Notes to my Imposter Self
Below are some notes I took after a conference. Reading them again, I am grateful I took the time to capture the feeling of being insufficient and discovering that I am good enough.
One of the root struggles I will have my whole life long is feeling good enough. Some of this is the cost of ambition, some of this is childhood work, and some of it just not having worked through my own value. I’m grateful that I have people in my life now who make me feel wanted and needed and valuable, just as I am, but I hope someday to treat these feelings of inadequacy with better consistency.
I’m posting these notes because they are both a good reminder to myself, and because one of the things about the online world is that it’s often polished. This blog is not polished and isn’t supposed to be. I write about my goals, my failures, my struggles and successes here, and I do it in my name because it’s honest and congruent with who I want to be and who I am.
I just finished the SAFe Summit in Nashville and among many other take always, I left the conference full of ambition and optimism and a profound sense of competency.
I’ve spent most of my career in highly bureaucratic, hierarchal organizations and I’ve honestly always felt like I never fit in. Early in my career, I thought it was just that I didn’t know anything at all. Later on, I learned that one of my great skills was in breaking the social rules just enough to find myself in conversations that were “above” my level. Finding a way to get an invite to a meeting with the most senior leader, getting onto projects that had “secret” funding, or telling my team “let’s just go talk with that leader” and showing up at their door became my set of magic moves.
But this always felt like I was the oddball out, not meant to be in those settings where following the rules and staying in your lane was rewarded with clear tokens, while I was busy gathering up “influence tokens” which were hard to cash out and hard to justify.
Going to this Summit, I got to see what all those years in the trenches had done to me: I’m great at talking to people about the real problems they are having in their business and recommending the way forward.
So many other people are stuck in the same traps I’ve seen and circumnavigated before. It’s always a problem of leadership buy-in, or cultural resistance, or not having the funding for transformation. It’s always an issue of not having the architecture and the roadmap. It’s always an issue of lip-service champions and mismatched leadership incentives. I’ve seen these problems and I’ve solved them before in some of the most entrenched environments we’ve created.
A colleague asked me “How do you tell people about our company?” And I took a second and said, “I usually don’t sell that way at all. No one wants to hear about how we’re a digital transformation company, or how we do advising. They don’t care about us. They want a problem solved. So I usually ask instead, ‘what’s the problem you are trying to solve?’ And that’s enough to get us moving in the conversation. If there’s a good fit, I tell them how we help solve those problems. If there isn’t, I recommend a course of action, but cut them loose soon so they can find a better company that can help.”
It feels so natural to me to draw a picture to describe the problem for a potential client, feels natural to me to ask compelling, scalpel-like questions that get to the heart of the matter. It feels obvious to me that we have to get in the room and tell leaders what will be expected of them and how their world is about to change. I just *know* the way forward and how to map the territory to get there.

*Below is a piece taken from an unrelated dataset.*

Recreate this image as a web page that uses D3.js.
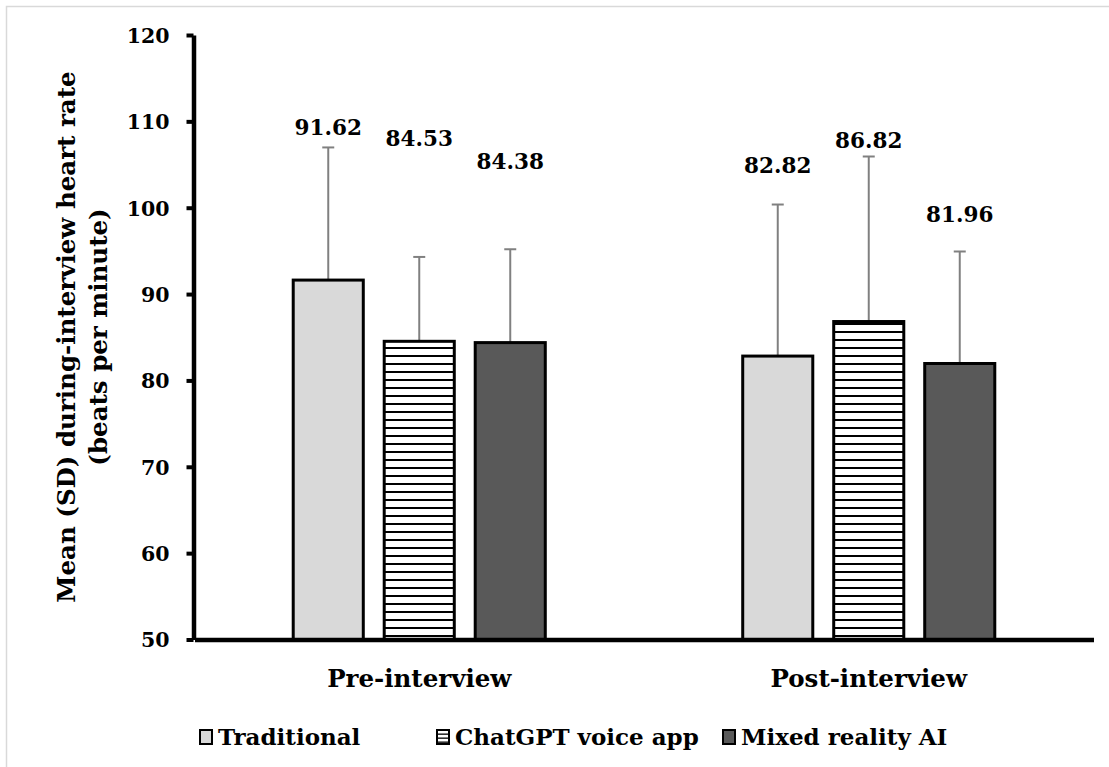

The key lesson from this week: none of that is obvious and none of that is natural to other folks.
What feels easy, what feels intuitive, what feels simple, is exactly the stuff I should be honed in on. Where it feels hard, or gritty, or full of friction and resistance, avoid it. Now is the time for me to push hard at the things I’m good at, and recognizably good at, and to delegate and discard the stuff I’m not as good at. Play to my strengths and win.